Updated

A magnitude-7.7 undersea earthquake rocked eastern Indonesia early Saturday, the U.S. Geological Survey said. There was no danger of a tsunami, and no injuries were reported.

The earthquake occurred in the Banda Sea about 120 miles south of Ambon city, the USGS said. It occurred at a depth of 212 miles beneath the ocean floor.

The Pacific Tsunami Warning Center said no destructive tsunami threat existed.

Amran, an official at Indonesia's meteorological agency in the capital, Jakarta, said there were no immediate reports of damages or injuries. Like many Indonesians, he goes by only one name.

The Internet news portal Detik.com reported from Ambon that people fled their houses in panic when the earthquake, which lasted about two minutes, struck.

Ambon is about 1,600 miles east of Jakarta.

Indonesia, the world's largest archipelago, is prone to seismic upheaval because of its location atop a volcanically active region known as the Pacific "Ring of Fire."

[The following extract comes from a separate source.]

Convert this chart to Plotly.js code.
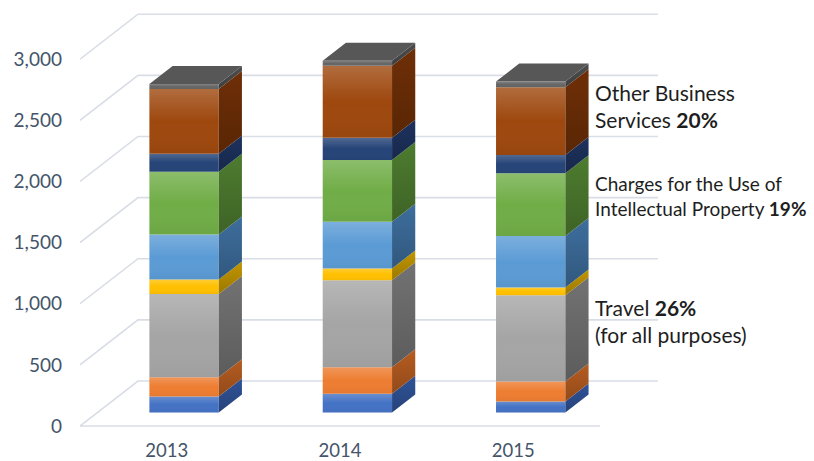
<!DOCTYPE html>
<html>
<head>
<meta charset="utf-8">
<script src="https://cdn.plot.ly/plotly-3.0.1.min.js"></script>
<style>html,body{margin:0;padding:0;background:#fff;}#chart{width:814px;height:461px;}</style>
</head>
<body>
<div id="chart"></div>
<script>
// ---- data ----
const years = ['2013', '2014', '2015'];
const seriesNames = ['Maintenance and Repair', 'Transport', 'Travel', 'Insurance', 'Financial',
  'Charges for the Use of Intellectual Property', 'Telecommunications, Computer, and Information',
  'Other Business Services', 'Government Goods and Services'];
const maintenance = [131, 153, 90];
const transport = [158, 218, 164];
const travel = [681, 711, 705];
const insurance = [118, 96, 63];
const financial = [368, 382, 421];
const intellectualProperty = [514, 506, 513];
const telecom = [147, 182, 151];
const otherBusiness = [528, 588, 554];
const government = [41, 41, 46];
const yTicks = [0, 500, 1000, 1500, 2000, 2500, 3000];

// ---- styles ----
const frontColors = ['#4472C4', '#ED7D31', '#A5A5A5', '#FFC000', '#5B9BD5', '#70AD47', '#264478', '#9E480E', '#666666'];
const sideColors = ['#2b4b8a', '#a5541d', '#686868', '#b08800', '#38648f', '#46712b', '#1a2d55', '#652b06', '#474747'];
const topColor = '#575757';

function shade(hex, f) {
  const n = parseInt(hex.slice(1), 16);
  const c = [(n >> 16) & 255, (n >> 8) & 255, n & 255].map(x => Math.max(0, Math.min(255, Math.round(x * f))));
  return `rgb(${c[0]},${c[1]},${c[2]})`;
}

const series = [maintenance, transport, travel, insurance, financial, intellectualProperty, telecom, otherBusiness, government];

// oblique 3D projection: full floor depth moves (k x-units, D y-units)
const k = 0.3347, D = 368;
const dFront = 0.3, dBack = 0.7, halfW = 0.2;
const xIdx = years.map((_, i) => i);

const traces = [];
const sheen = [];
const cum = years.map(() => 0);
series.forEach((vals, s) => {
  const bases = cum.map(c => c + dFront * D);
  traces.push({
    type: 'bar', name: seriesNames[s], x: xIdx, y: vals, base: bases,
    width: 0.4, offset: dFront * k - halfW,
    marker: {color: frontColors[s], line: {width: 0}},
    hoverinfo: 'skip'
  });
  vals.forEach((v, i) => {
    const v0 = cum[i], v1 = cum[i] + v;
    const xl = i - halfW, xr = i + halfW;
    // side face
    traces.push({
      type: 'scatter', mode: 'lines', fill: 'toself', hoverinfo: 'skip',
      x: [xr + dFront * k, xr + dBack * k, xr + dBack * k, xr + dFront * k, xr + dFront * k],
      y: [v0 + dFront * D, v0 + dBack * D, v1 + dBack * D, v1 + dFront * D, v0 + dFront * D],
      fillcolor: sideColors[s], line: {width: 0, color: sideColors[s]},
      fillgradient: {type: 'vertical', colorscale: [[0, shade(sideColors[s], 0.88)], [1, shade(sideColors[s], 1.1)]]}
    });
    // subtle light sheen on the front face (gradient overlay)
    sheen.push({
      type: 'scatter', mode: 'lines', fill: 'toself', hoverinfo: 'skip',
      x: [xl + dFront * k, xr + dFront * k, xr + dFront * k, xl + dFront * k, xl + dFront * k],
      y: [v0 + dFront * D, v0 + dFront * D, v1 + dFront * D, v1 + dFront * D, v0 + dFront * D],
      fillcolor: 'rgba(255,255,255,0)', line: {width: 0, color: 'rgba(0,0,0,0)'},
      fillgradient: {type: 'vertical', colorscale: [[0, 'rgba(0,0,0,0.04)'], [0.5, 'rgba(255,255,255,0)'], [1, 'rgba(255,255,255,0.2)']]}
    });
  });
  vals.forEach((v, i) => { cum[i] += v; });
});
// top faces
cum.forEach((t, i) => {
  const xl = i - halfW, xr = i + halfW;
  traces.push({
    type: 'scatter', mode: 'lines', fill: 'toself', hoverinfo: 'skip',
    x: [xl + dFront * k, xr + dFront * k, xr + dBack * k, xl + dBack * k, xl + dFront * k],
    y: [t + dFront * D, t + dFront * D, t + dBack * D, t + dBack * D, t + dFront * D],
    fillcolor: topColor, line: {width: 0, color: topColor}
  });
});
traces.push(...sheen);

// gridlines on side wall + back wall (drawn below the traces)
const gridColor = '#d9dde5';
const xMin = -0.5, xMax = years.length - 0.5;
const shapes = yTicks.map(v => ({
  type: 'path', xref: 'x', yref: 'y', layer: 'below',
  path: `M ${xMin},${v} L ${xMin + k},${v + D} L ${xMax + k},${v + D}`,
  line: {color: gridColor, width: 1.6}
}));
shapes.push({type: 'line', xref: 'x', yref: 'y', layer: 'below', x0: xMin, x1: xMax, y0: 0, y1: 0,
  line: {color: gridColor, width: 1.6}});

const font = 'Lato, "Open Sans", sans-serif';
const annotations = [
  {text: 'Other Business<br>Services <b>20%</b>', y: 2615},
  {text: 'Charges for the Use of<br>Intellectual Property <b>19%</b>', y: 1879, size: 19},
  {text: 'Travel <b>26%</b><br>(for all purposes)', y: 859}
].map(a => ({
  text: a.text, x: 2.46, y: a.y, xref: 'x', yref: 'y', xanchor: 'left', yanchor: 'middle',
  align: 'left', showarrow: false, font: {family: font, size: a.size || 21, color: '#1e1e1e'}
}));

const layout = {
  width: 814, height: 461,
  margin: {l: 80, r: 0, t: 10, b: 31},
  paper_bgcolor: '#ffffff', plot_bgcolor: '#ffffff',
  showlegend: false, barmode: 'overlay',
  xaxis: {range: [-0.5, 3.735], tickvals: xIdx, ticktext: years, showgrid: false, zeroline: false,
    showline: false, ticks: '', ticklabelstandoff: 7,
    tickfont: {family: font, size: 18.5, color: '#44546a'}, fixedrange: true},
  yaxis: {range: [-32.7, 3402.3], tickvals: yTicks, tickformat: ',d', showgrid: false, zeroline: false,
    showline: false, ticks: '', ticklabelstandoff: 17,
    tickfont: {family: font, size: 19, color: '#44546a'}, fixedrange: true},
  shapes: shapes,
  annotations: annotations
};

Plotly.newPlot('chart', traces, layout, {displayModeBar: false, staticPlot: true});
</script>
</body>
</html>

A Dec. 26, 2004, earthquake of magnitude 9 off the Indonesian coast generated a tsunami that left at least 216,000 people dead or missing and nearly 2 million homeless in 11 countries.

The true toll will probably never be known — many bodies were lost at sea and in some cases the populations of some places struck were not accurately known.

Three months later, another strong tremor killed more than 900 on Nias and smaller surrounding islands in western Indonesia.